Foto: Plt Deputi Penindakan KPK Asep Guntur Rahayu
Penulis: Ridho Dwi Putranto
TVRINews, Jakarta
Komisi Pemberantasan Korupsi (KPK) resmi menetapkan lima orang sebagai tersangka dalam kasus dugaan tindak pidana korupsi pengadaan mesin Electronic Data Capture (EDC) di PT Bank Rakyat Indonesia (Persero) Tbk periode 2020–2024. Nilai proyek pengadaan tersebut mencapai Rp 2,1 triliun.
Plt Deputi Penindakan KPK Asep Guntur Rahayu menjelaskan, penetapan tersangka dilakukan setelah KPK menemukan bukti permulaan yang cukup terkait dugaan adanya perbuatan melawan hukum dalam proses pengadaan EDC.
"Telah ditemukan bukti permulaan yang cukup terkait dengan dugaan tindak pidana korupsi dalam pengadaan Electronic Data Capture (EDC) Android," ujar Asep di Gedung Merah Putih KPK, Jakarta Selatan, Rabu, 9 Juli 2025.
Adapun lima tersangka dalam kasus ini terdiri dari tiga pejabat internal BRI dan dua pihak swasta, berinisial CBH selaku Wakil Direktur Utama BRI, IU selaku Direktur Digital Teknologi Informasi dan Operasi BRI, DS selaku SEVP Manajemen Aset dan Pengadaan BRI, EEL selaku pihak swasta dari PT PCS dan RSK selaku pihak swasta dari PT BIT.
Baca Juga: Penasihat Hukum Minta Tom Lembong Dibebaskan dari Dakwaan Kasus Impor Gula
Asep menjelaskan, pengadaan mesin EDC dilakukan melalui dua skema, yaitu pembelian dan penyewaan. Untuk skema pembelian, pengadaan dilakukan sepanjang 2020–2024 dengan jumlah unit mencapai 346.838 unit dan nilai anggaran sebesar Rp 942,79 miliar.

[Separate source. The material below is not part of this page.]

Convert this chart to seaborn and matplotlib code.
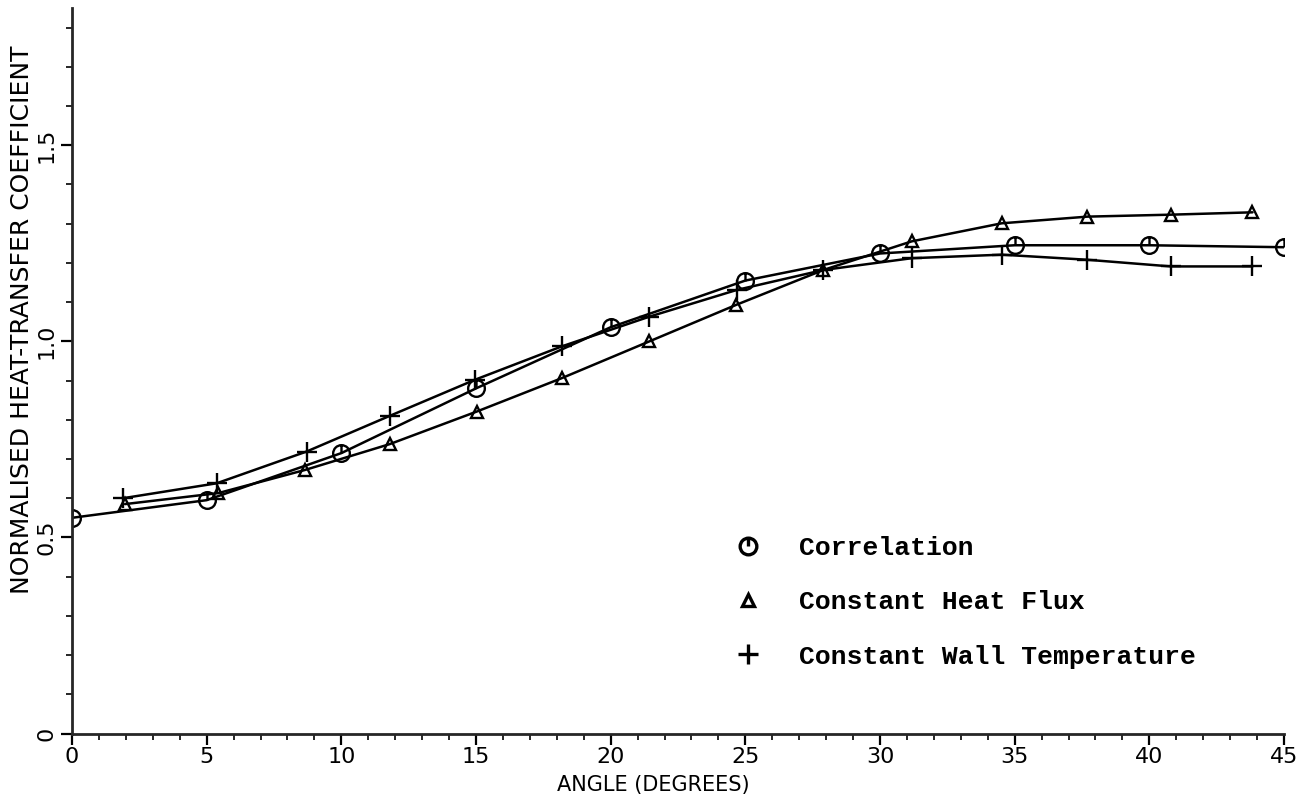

Sementara skema penyewaan dilakukan selama tiga tahun sejak 2020 hingga 2023, dengan nilai anggaran mencapai Rp 581,79 miliar. Skema ini kemudian diperpanjang hingga 2024 dengan tambahan anggaran Rp 634,2 miliar untuk 200.067 unit EDC.
KPK mengungkap, sejak awal proses pengadaan telah terjadi persekongkolan. Pada 2019, sebelum proses pengadaan resmi dimulai, tersangka EEL diduga telah beberapa kali bertemu dengan IU dan CBH. Dalam pertemuan tersebut, disepakati bahwa EEL akan menjadi penyedia barang.
"Sudah terjadi komunikasi dan kesepakatan sebelum proses pengadaan. Padahal seharusnya pengadaan dilakukan melalui mekanisme lelang terbuka," kata Asep.
IU kemudian mengarahkan jajarannya untuk melakukan uji kelayakan terhadap mesin EDC milik EEL. Uji kelayakan tersebut dilakukan secara terbatas, tanpa membuka peluang bagi vendor lain untuk ikut serta. Hal ini membuat EEL seolah-olah memenuhi syarat sebagai vendor utama.
Selain itu, penyusunan Harga Perkiraan Sendiri (HPS) tidak mengacu pada harga dari produsen atau distributor resmi, melainkan menggunakan data dari EEL sendiri. "Padahal seharusnya harga diperoleh dari prinsipal agar lebih transparan dan efisien," tegas Asep.
KPK juga mengungkap adanya aliran uang dan gratifikasi dalam kasus ini. CBH menerima uang sebesar Rp 525 juta, dua ekor kuda, serta sepeda merek Cannondale seharga Rp 60 juta dari EEL. Sementara tersangka RSK menerima uang Rp 19,72 miliar selama periode 2020–2024.
Dari hasil perhitungan kerugian negara yang dilakukan menggunakan metode real cost, total kerugian akibat korupsi ini mencapai Rp 744,54 miliar.
"Kerugian keuangan negara sekurang-kurangnya sebesar Rp 744.540.374.314," pungkas Asep.